Perfection in UI is measured by what can no longer be removed or added. Every superfluous element increases the user's mental load, and with it the risks of confusion, saturation, and error.
In a detail view, we can take the time to absorb complex information, to understand nuanced states. But in a list, every additional state is a cognitive effort multiplied by the number of items to process. This is the type of view where the "binary states" pattern deploys its full strength.
Context is what gives meaning to an interface. It is the cognitive environment, the situation the user understands a priori when using a feature. When you open a task list, you expect to see things to do. When you check your inbox, you look for messages that require your attention. These natural expectations define the normal state of things, the one that does not need to be signaled.
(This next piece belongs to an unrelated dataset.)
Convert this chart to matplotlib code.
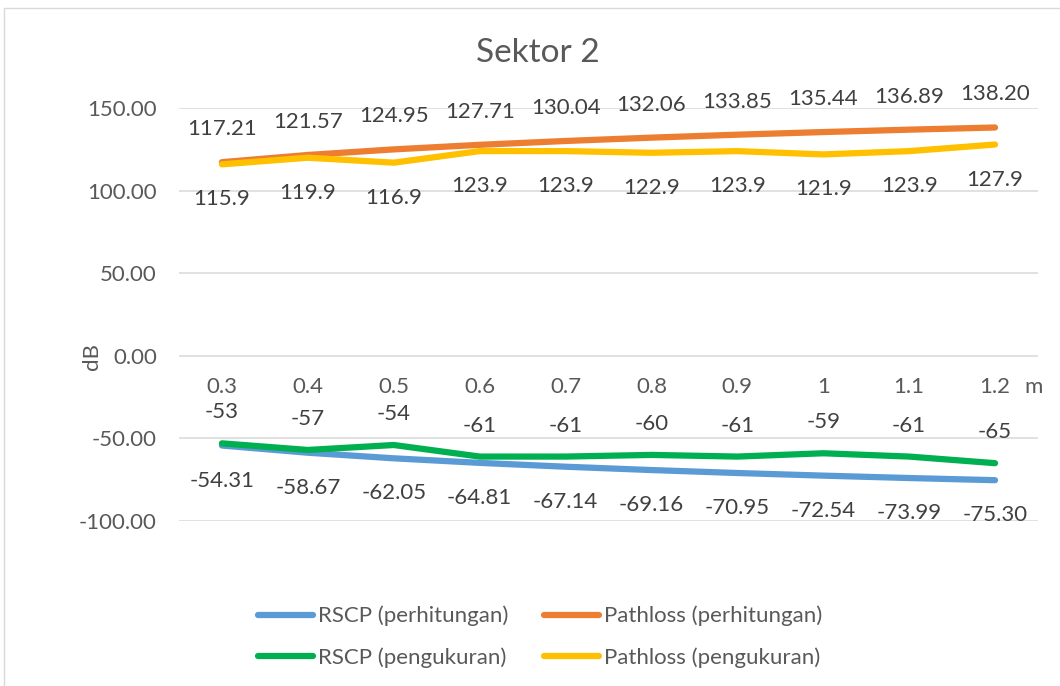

This understanding of context allows us to identify the default state, the one that context makes us understand. The completed task deserves a signal, a simple checkmark that modifies this default state. This economy of means allows our brain to scan both the overall progress and that of the individual elements that compose it.
The strength of binary states does not lie solely in their ability to make one state implicit. Their real power comes from their cognitive simplicity: our brain does not have to classify, just detect the presence or absence of a marker. This simplicity allows stacking multiple binary states without creating confusion.
We detect exceptions faster than rules. By marking only what departs from the ordinary, we create interfaces where important information emerges on its own, without conscious effort from the user.
This economy of means represents the essence of interface design. Yet we often see the opposite: interfaces that attempt to expose all their complexity. Every displayed pixel must carry an intention, a meaning. The challenge is not to reduce pixels, but to increase the ratio between displayed pixels and their signifying power. The most powerful interfaces are those that give the most with less.
The next time you design a list interface, do not ask yourself how to represent all possible item states with status columns, dropdowns that expose the entire workflow, or tables with every attribute.
Ask yourself how to break down your complex states into simple pairs, then which distinct visual signifier you can use for each. Context can sometimes carry the default state -- that is the ideal -- but the essential thing is to maintain this binary simplicity that allows the brain to scan information effortlessly.
- read/unread: bold/normal + background
- starred/standard: filled star/empty star
- important/normal: yellow chevron/empty
- selected/not: checked box/empty box
The ability to stack these states without creating cognitive confusion:
- Each dimension uses its own distinct visual signifier
- Our brain can scan each dimension independently
- States can be combined (an email can be both unread AND important)
- Visual scanning remains efficient despite the density of information
What you do not see is also what comes from navigation (spam/not spam, archived, etc.), which is a form of presenting a binary state and "factors out" a state without exposing it in the item list.